Regarding this last point, it is also important to note that using any kind of cut-off value for the aggregated PMP may give way to publication bias and questionable research practices in the same way as has been described for p values (e.g., Ioannidis, 2005; John et al., 2012; Simmons et al., 2011). In this study, we only used a cut-off value so that we could compute a common performance measure for meta-analysis and BES. However, when conducting BES, using a cut-off value is not strictly necessary because PMPs are interpretable by themselves. For a single study, a PMP of .90 means there is a conditional error probability of 10% that one of the other considered hypotheses is more appropriate (Hoijtink et al., 2019). The interpretation of an aggregated PMP is a bit more complicated, however, as different scenarios can result in the same aggregated PMP. For instance, when half of the studies support one hypothesis and half of the studies support the alternative hypothesis to the same degree (e.g., with study-specific PMPs of .90 vs .10), this leads to an aggregated PMP of .50 for both hypotheses. However, if all study-specific PMPs are .50 for both hypotheses, this also leads to an aggregated PMP of .50. In both cases we would conclude that neither hypothesis is a good description of all studies, but in the first case this is because the support for the hypotheses varies across studies, whereas in the second scenario there is no strong support for either hypothesis in any study. For this reason, it is important to always interpret the aggregated PMP in relation to the study-specific PMPs (cf. Kevenaar et al., 2021). If the study-specific PMPs show large variation, researchers may then try to explain this variation based on study characteristics. Of course, researchers may already expect variation in study-specific PMPs based on certain study characteristics a priori and may therefore not be very interested in the global support for a hypothesis. In that case, researchers could opt to perform multiple Bayesian evidence syntheses on specific subsets of studies.

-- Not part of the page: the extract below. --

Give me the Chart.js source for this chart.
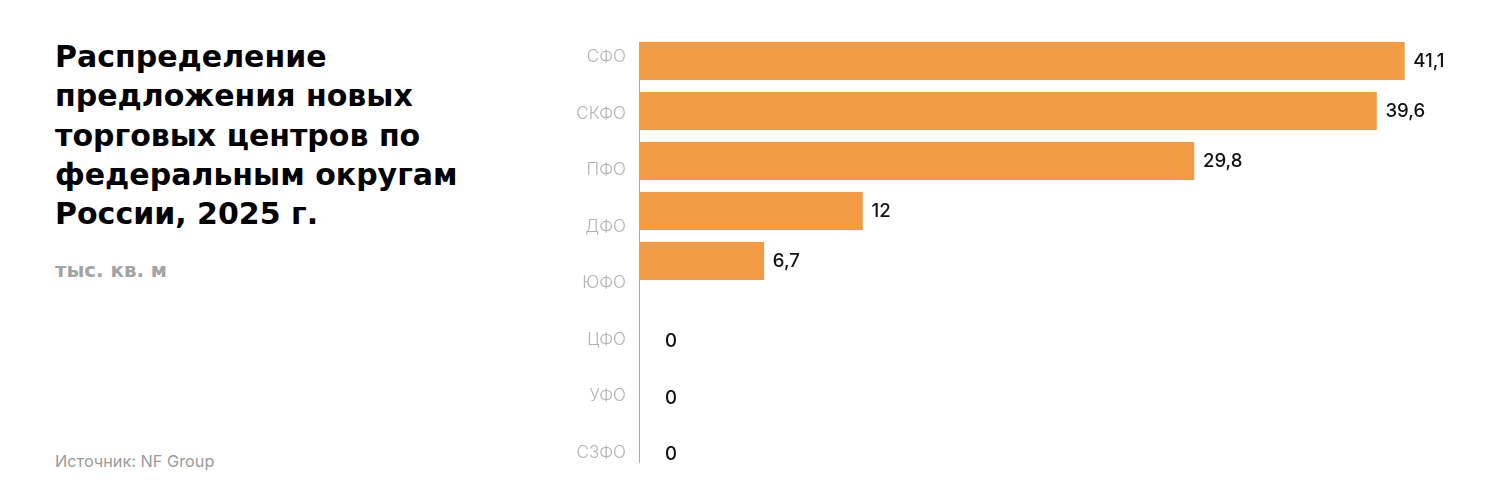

Finally, we would like to point out a few limitations of the current study and provide some suggestions for future research. Because we wanted to show when BES results diverge from what researchers may expect based on meta-analysis, we focused on simple situations in which both methods are feasible. Therefore, we only considered single-parameter hypotheses and evaluated only two hypotheses at a time, and we did not vary data characteristics across studies such as different operationalizations of key variables. However, some of these factors were investigated by Volker (2022), who showed how the performance of BES varies as a function of the complexity of the study-specific hypotheses by varying the operationalization of key variables across studies. Volker also investigated how BES behaves for single- versus multiple-parameter hypotheses and when hypotheses are only partially correct (rather than either correct or incorrect). A second limitation is that we only looked at the acceptance rate as a performance measure. We did this to have a comparable performance measure for both BES and meta-analysis, but for BES it is more insightful to look at the value of the aggregated PMP directly, as this may show more nuanced differences than what we were able to show here. However, we refer the reader to Klugkist and Volker (2023) and Volker (2022) for partially similar simulation conditions where the authors did report the value of the aggregated BFs/PMPs. Future research could test how the number of considered hypotheses affects the BES results and develop guidelines for interpreting the value of the aggregated PMP that take the complexity of the tested hypotheses into account. Moreover, BES would greatly benefit from methods that allow for testing study-level predictors of degree of support and from methods that can handle dependent effect sizes. Finally, future studies may further explore possible solutions to deal with underpowered studies in the context of BES.

Recommendations

Based on this study, we provide the following recommendations for potential users of BES:

  • BES can be considered as a possible alternative to meta-analysis if model estimates across studies cannot be converted into a comparable measure, or if heterogeneity in the study designs or samples calls into question whether the effect sizes test the same underlying true effect, and, therefore, whether these effect sizes can be meaningfully aggregated or compared. Secondly, BES can be considered if the researcher wishes to evaluate an informative hypothesis directly (rather than only rejecting the null hypothesis or not), or if there are more than two competing hypotheses and the researcher wishes to evaluate all relevant hypotheses simultaneously.

  • As BES provides joint support for a hypothesis relative to the other hypotheses considered, it is important to include all plausible hypotheses. It is also generally recommended to either include the unconstrained or the complement hypothesis to avoid choosing between hypotheses that do not represent the data well (i.e., the best hypothesis out of a set of bad hypotheses is still a bad hypothesis).

  • When (some of) the studies are underpowered, it is important to be aware that BES is not a data-pooling approach and thus, does not increase power by aggregating studies. When equality-constrained hypotheses (e.g., \({H}_{0}\)) are deemed sufficiently unlikely, one can evaluate the informative hypothesis of interest against its complement; the comparison that is least affected by low power.

  • When interpreting the strength of support for a hypothesis, it is important to acknowledge that the complexity of the hypotheses under consideration impact the degree of (study-specific) support for each hypothesis, as well as the number of studies needed to achieve a certain level of aggregated support (see Volker, 2022). More generally, it is advised to always examine and report the individual study results in addition to the aggregated results from BES.

  • If researchers are primarily interested in study-level factors that affect the support for a given hypothesis, then there are currently two options: (i) decide a priori which study-level factors are expected to impact the support for the hypotheses of interest and then perform BES on specific subgroups of studies, or (ii) try to detect patterns post hoc by carefully examining the study-specific PMPs.

On a final note, we would like to stress once more that BES is a relatively novel technique that is still under development. Some of the limitations mentioned in this paper may therefore be addressed by future developments of the method. Likewise, as we further investigate the behavior of BES under different circumstances, the current recommendations may be adjusted.